Are You Alright!?
How are you doing? How can I help?
These are the questions supporters are currently asking us. This week at Love INC, COVID-19’s effects are most easily seen when stay-at-home-orders put pressure on doubled-up families, (those staying with friends or family). Many are no longer welcome with their host. Monday a family of 5 came “home” to find the door locked. This family “moved into” their car, which immediately broke down. Love INC placed them in a hotel and is working to get the car repaired.
Love INC’s work of getting into people’s difficult situations with them, and helping them walk forward, is more critical now than perhaps any time in our history. We are over capacity in the best of times, the current situation is unimaginable. So, to answer the questions:
How are you doing?
The following report shows that Love INC was born in times like this. God is sustaining - and will sustain - us! We believe recent staffing changes are providential to help us navigate the current crisis. Read the stories following our report.
How can I help? Project 100!
Project 100 is a monthly giving plan at $100/month that when fully funded will provide the ongoing support needed to keep Love INC services available to the most vulnerable. Read more to discover how crisis birthed Love INC and the ways God has prepared us for such a time as this.
Hurricane Katrina, The Great Recession, COVID-19, and Love INC
Report from the Field
Hurricane Katrina helps launch Love INC
Traveling in clothes she had worn through the Gulf floodwaters, pregnant "Samantha" and about 500 other evacuees arrived at Second Baptist Church in the aftermath of Hurricane Katrina. Love INC Co-founder Jane Williams, Food Bank Director Peggy Kirkpatrick, and Boone County Health and Human Services Director Steve Hollis put out a call for help. Over 50 churches responded and partnered to triage, resource, and place the New Orleanders, helping them transition to a new life.
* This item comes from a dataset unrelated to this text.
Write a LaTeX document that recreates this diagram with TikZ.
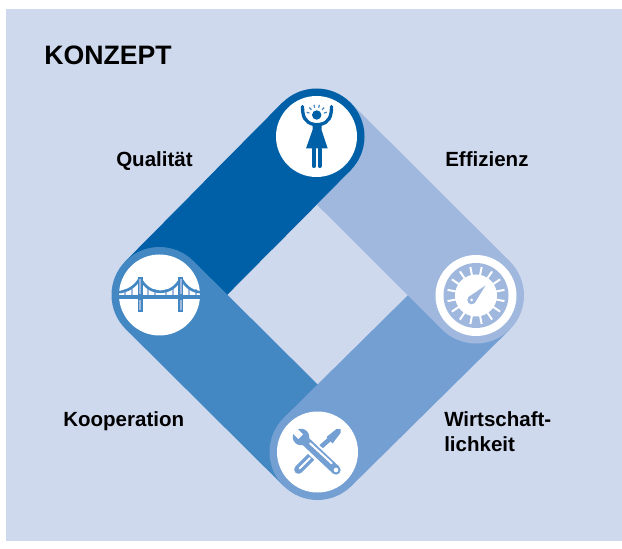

The effort demonstrated to our community the importance of working together and laid the foundation for what is now Love INC. Today’s Love Seat Furniture Bank was born in the midst of that tragedy.
Love INC in the Great Recession
Three years later in May of 2008 Love INC opened its doors to a city reeling in the throes of the Great Recession. With few physical resources to provide - a tiny team of volunteers opened 80 cases that first month. Our lack of resources forced an approach based on “helping people help themselves” and formed the philosophy that has driven Love INC ever since. It helped to create a new paradigm for how our city responds to poverty. Heart of Missouri United Way's shift to Community Impact based on proven outcomes, and Boone Information Group’s creation of shared language through a common taxonomy of services, are further examples of paradigm shifts in how social services are provided and described.
Paradigm Shifts
Two tragedies, both caused paradigm shifts, both required overall and individual responses. COVID – 19 is another opportunity for the power of love and coordination to prevail over tragedy.
Looming Realities
Our situation at Love INC could be compared to standing on a beach watching a rapidly receding tide that indicates an impending tsunami. It is the calm before the storm. Governor Parsons on Monday put a hold on evictions, Boone Electric, and City of Columbia postponed utility cut-offs last week, many business landlords are waiving rent. Though these expenses are on hold now, the balances are accruing and will eventually come due. Columbia’s employment landscape will most certainly change in the coming months. We’ve heard predictions of Great Depression era unemployment as the impacts of social distancing take their toll on travel, production, and many areas of employment. We face a potential increasing crisis of stable housing. Love INC's role in employment and housing search coaching, as well as transitional employment and housing services, will be taxed like never before. Social distancing will challenge coach/client interaction. Love INC is over capacity in normal economic times, our viability now is more important than ever. Our efforts to identify the most vulnerable and connect them with guidance and all available resources will outstrip our current capacity.